Let ρ = even(merge(σ,τ))

ρ(0) = hd(ρ)
     = hd(even(merge(σ,τ)))
     = hd(merge(σ,τ))
     = hd(σ)
     = σ(0)

IH is: ρ(n) = σ(n)

Induction step:

ρ(n+1) = even(merge(σ,τ))(n+1)
       = merge(σ,τ)(2(n+1))

       = tl(even(merge(σ,τ)))(n)
       = odd(tl(even(merge(σ,τ))))(n)
       = ...
       = σ(n+1)

What we had been trying was bisimulation.

A relation R ⊆ A^ω x A^ω is a bisimulation if ∀ (σ,τ) ∈ R:

σ(0) = τ(0)
(tl(σ), tl(τ)) ∈ R

(we can't say equality for the tail parts. so we say that in terms of R itself.)

Coinduction:

σ ~ τ  => σ = τ

where σ ~ τ means that there is a bisumulation relation R such that (σ,τ) ∈ R.

Dexter Kozen quote:

A proof is valid by induction if you have a good reason for the proof to be valid.

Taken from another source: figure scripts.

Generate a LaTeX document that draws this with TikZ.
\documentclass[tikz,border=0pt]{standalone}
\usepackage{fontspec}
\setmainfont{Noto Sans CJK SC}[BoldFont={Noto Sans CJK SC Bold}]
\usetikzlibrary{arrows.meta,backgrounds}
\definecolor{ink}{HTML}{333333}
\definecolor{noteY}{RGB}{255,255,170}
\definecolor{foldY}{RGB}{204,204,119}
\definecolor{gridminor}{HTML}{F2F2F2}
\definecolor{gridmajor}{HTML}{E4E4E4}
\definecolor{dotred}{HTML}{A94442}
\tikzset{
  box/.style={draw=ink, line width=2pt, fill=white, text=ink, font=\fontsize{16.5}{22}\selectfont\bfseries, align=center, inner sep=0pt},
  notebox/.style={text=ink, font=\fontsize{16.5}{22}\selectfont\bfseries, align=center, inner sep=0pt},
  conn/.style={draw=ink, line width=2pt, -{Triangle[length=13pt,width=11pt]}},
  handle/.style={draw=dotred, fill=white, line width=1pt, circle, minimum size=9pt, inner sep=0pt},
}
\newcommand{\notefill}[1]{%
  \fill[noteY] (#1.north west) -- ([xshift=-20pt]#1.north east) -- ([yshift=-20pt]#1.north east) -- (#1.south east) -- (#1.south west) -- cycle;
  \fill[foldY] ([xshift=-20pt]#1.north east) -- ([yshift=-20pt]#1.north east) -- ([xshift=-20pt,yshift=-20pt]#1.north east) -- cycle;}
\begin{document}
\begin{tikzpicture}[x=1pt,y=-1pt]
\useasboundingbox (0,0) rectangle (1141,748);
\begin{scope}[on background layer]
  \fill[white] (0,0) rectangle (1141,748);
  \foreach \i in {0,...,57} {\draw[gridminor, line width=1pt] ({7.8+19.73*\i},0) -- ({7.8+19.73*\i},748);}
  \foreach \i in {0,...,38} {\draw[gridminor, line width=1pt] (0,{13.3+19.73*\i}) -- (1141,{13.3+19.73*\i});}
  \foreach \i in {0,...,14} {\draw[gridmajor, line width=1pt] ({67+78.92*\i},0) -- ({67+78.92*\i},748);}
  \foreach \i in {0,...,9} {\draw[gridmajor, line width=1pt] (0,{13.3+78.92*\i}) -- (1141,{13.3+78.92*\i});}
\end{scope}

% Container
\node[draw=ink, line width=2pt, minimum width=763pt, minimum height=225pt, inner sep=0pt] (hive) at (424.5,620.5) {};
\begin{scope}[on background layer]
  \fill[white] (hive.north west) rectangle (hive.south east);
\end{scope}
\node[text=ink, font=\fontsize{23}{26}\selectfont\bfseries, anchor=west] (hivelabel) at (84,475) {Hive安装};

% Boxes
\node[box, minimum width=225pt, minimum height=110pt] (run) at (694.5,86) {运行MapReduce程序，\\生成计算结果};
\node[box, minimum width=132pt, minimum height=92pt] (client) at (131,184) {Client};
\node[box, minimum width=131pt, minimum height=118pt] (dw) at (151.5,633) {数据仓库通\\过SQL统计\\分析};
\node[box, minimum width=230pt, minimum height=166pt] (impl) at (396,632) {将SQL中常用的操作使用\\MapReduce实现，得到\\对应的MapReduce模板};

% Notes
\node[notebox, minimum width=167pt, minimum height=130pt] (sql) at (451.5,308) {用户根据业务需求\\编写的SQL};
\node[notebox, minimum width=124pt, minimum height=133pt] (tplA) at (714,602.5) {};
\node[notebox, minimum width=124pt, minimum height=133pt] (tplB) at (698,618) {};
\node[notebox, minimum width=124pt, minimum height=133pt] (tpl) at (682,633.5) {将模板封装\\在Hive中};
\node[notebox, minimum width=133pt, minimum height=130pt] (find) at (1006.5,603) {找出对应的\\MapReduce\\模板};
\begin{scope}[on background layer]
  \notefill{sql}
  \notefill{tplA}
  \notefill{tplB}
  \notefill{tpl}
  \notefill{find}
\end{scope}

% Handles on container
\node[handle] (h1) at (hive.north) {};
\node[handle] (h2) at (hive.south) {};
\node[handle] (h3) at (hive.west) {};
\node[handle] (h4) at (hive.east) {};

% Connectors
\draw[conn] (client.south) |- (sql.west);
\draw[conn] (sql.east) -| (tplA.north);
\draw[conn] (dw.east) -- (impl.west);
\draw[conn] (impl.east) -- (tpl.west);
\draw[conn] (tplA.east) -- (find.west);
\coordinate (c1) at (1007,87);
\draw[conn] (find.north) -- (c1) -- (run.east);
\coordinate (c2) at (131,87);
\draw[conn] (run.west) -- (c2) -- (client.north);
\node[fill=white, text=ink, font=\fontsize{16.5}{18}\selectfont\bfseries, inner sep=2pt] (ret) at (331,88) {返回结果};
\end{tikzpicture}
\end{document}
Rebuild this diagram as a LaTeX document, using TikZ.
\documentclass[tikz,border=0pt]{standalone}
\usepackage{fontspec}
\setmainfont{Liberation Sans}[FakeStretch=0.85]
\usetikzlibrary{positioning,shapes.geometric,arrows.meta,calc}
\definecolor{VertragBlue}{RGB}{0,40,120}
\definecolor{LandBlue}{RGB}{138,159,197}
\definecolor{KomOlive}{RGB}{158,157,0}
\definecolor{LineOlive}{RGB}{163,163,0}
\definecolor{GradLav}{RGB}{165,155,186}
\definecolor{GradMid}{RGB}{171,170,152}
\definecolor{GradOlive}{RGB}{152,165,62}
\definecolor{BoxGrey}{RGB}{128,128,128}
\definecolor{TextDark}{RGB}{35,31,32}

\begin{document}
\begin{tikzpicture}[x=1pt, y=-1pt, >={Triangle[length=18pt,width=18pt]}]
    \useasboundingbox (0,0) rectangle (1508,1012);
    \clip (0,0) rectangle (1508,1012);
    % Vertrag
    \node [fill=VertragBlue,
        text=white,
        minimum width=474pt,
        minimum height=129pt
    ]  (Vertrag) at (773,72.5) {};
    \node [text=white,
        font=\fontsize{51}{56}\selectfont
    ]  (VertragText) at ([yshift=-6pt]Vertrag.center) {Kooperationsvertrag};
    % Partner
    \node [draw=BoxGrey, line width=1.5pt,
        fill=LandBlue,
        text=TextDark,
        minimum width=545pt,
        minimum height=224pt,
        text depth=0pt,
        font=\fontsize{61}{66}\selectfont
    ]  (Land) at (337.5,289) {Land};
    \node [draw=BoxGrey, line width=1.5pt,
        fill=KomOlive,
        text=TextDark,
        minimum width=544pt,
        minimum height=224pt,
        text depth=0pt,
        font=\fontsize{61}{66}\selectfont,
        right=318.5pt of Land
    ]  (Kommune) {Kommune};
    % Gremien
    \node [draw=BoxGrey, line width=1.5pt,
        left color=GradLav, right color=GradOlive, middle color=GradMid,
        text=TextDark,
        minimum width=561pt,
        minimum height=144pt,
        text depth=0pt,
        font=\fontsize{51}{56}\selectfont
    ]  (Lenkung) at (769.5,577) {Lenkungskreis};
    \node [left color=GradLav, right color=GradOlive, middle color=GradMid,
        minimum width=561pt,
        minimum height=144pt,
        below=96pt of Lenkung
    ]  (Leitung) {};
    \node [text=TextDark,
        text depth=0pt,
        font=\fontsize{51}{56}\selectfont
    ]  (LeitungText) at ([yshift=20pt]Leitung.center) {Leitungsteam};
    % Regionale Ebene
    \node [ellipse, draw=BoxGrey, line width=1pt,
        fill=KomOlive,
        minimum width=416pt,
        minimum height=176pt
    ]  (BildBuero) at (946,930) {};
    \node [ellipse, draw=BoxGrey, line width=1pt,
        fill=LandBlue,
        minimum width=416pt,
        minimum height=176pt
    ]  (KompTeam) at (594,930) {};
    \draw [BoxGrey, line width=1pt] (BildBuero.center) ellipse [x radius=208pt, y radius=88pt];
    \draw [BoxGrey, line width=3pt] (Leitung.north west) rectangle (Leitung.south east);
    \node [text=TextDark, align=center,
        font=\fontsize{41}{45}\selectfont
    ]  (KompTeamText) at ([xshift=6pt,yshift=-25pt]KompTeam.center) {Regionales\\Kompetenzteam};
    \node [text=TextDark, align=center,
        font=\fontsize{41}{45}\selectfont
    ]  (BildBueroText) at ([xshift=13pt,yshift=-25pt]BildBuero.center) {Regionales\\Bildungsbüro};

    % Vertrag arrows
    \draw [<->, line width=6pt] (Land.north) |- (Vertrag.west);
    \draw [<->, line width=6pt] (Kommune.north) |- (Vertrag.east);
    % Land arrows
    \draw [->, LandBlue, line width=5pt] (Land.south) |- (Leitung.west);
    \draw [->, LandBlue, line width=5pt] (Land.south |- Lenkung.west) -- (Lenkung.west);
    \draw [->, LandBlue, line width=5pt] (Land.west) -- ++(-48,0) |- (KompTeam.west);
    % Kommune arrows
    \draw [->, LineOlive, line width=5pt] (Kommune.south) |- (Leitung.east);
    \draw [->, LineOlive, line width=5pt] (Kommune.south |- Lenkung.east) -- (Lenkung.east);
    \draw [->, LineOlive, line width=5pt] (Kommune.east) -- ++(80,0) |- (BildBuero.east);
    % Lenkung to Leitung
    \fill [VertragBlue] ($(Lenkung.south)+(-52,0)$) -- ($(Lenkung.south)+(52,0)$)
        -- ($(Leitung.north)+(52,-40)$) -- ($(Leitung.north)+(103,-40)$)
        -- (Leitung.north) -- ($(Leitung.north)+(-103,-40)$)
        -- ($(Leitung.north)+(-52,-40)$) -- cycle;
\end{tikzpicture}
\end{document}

A proof is valid by coinduction if you don't have any good reason for the proof not to be valid.

This is so because in a proof by coinduction, we are trying to see if there are counter-examples.

In coinduction, we try to show that there is no good reason to say that the statement is invalid.

L2

A DFA is a pair S, <o,t>) where:

S: set of state
o: S → 2: output function
- Tells if a state is a final state
- The 2 is like 𝔹. It's just {0,1}.
- For F ⊆ S, o_F is the characteristic function of the set F of final states.
t: S → Sᴬ: next state function
- Tells what are the next state(s)
- Transition function. When I get a value in a:A while at a state s∈S, s:Sᴬ is the next state (since it's a DFA, only one next state).
- A is the alphabet. ie, a finite set of terminal symbols.

Note that we didn't say anything about the initial state.

—

A* can be defined as an inductive type.
2^(A*) can be defined as a coinductive type. ??

A word w ∈ A* is accepted at a state s ∈ S if:

w=ε and o(s)=1
w=au and u is accepted by the state t(s)(a)

Another way to define word acceptance:

If we have:

t:S⨯A → S

we can inductively extend it to:

t̂:S⨯(A*) → S t̂(s)(ε) = s (no change in state. DFA => no ε-transitions) t̂(s)(au) = t̂[t(s)(a)][u]

Then we can say that w is accepted by a state s if o(t̂(s)(w)) is 1.